Think about Zuma Game. You have a row of balls on the table, colored red(R), yellow(Y), blue(B), green(G), and white(W). You also have several balls in your hand.
Each time, you may choose a ball in your hand, and insert it into the row (including the leftmost place and rightmost place). Then, if there is a group of 3 or more balls in the same color touching, remove these balls. Keep doing this until no more balls can be removed.
Find the minimal balls you have to insert to remove all the balls on the table. If you cannot remove all the balls, output -1.
Examples:
Input: “WRRBBW”, “RB” Output: -1 Explanation: WRRBBW -> WRR[R]BBW -> WBBW -> WBB[B]W -> WW Input: “WWRRBBWW”, “WRBRW” Output: 2 Explanation: WWRRBBWW -> WWRR[R]BBWW -> WWBBWW -> WWBB[B]WW -> WWWW -> empty Input:“G”, “GGGGG” Output: 2 Explanation: G -> G[G] -> GG[G] -> empty Input: “RBYYBBRRB”, “YRBGB” Output: 3 Explanation: RBYYBBRRB -> RBYY[Y]BBRRB -> RBBBRRB -> RRRB -> B -> B[B] -> BB[B] -> empty
Note:
- You may assume that the initial row of balls on the table won’t have any 3 or more consecutive balls with the same color.

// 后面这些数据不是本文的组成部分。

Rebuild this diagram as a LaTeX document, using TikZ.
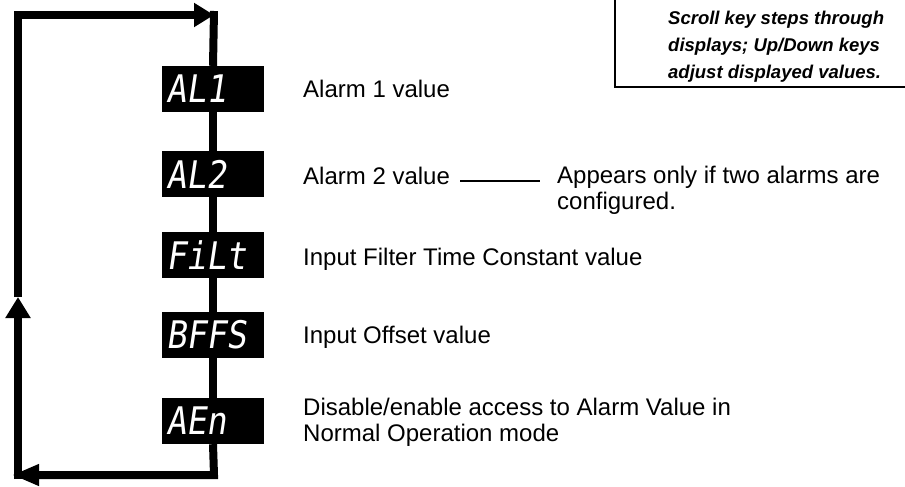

- The number of balls on the table won’t exceed 20, and the string represents these balls is called “board” in the input.
- The number of balls in your hand won’t exceed 5, and the string represents these balls is called “hand” in the input.
- Both input strings will be non-empty and only contain characters ‘R’,’Y’,’B’,’G’,’W’.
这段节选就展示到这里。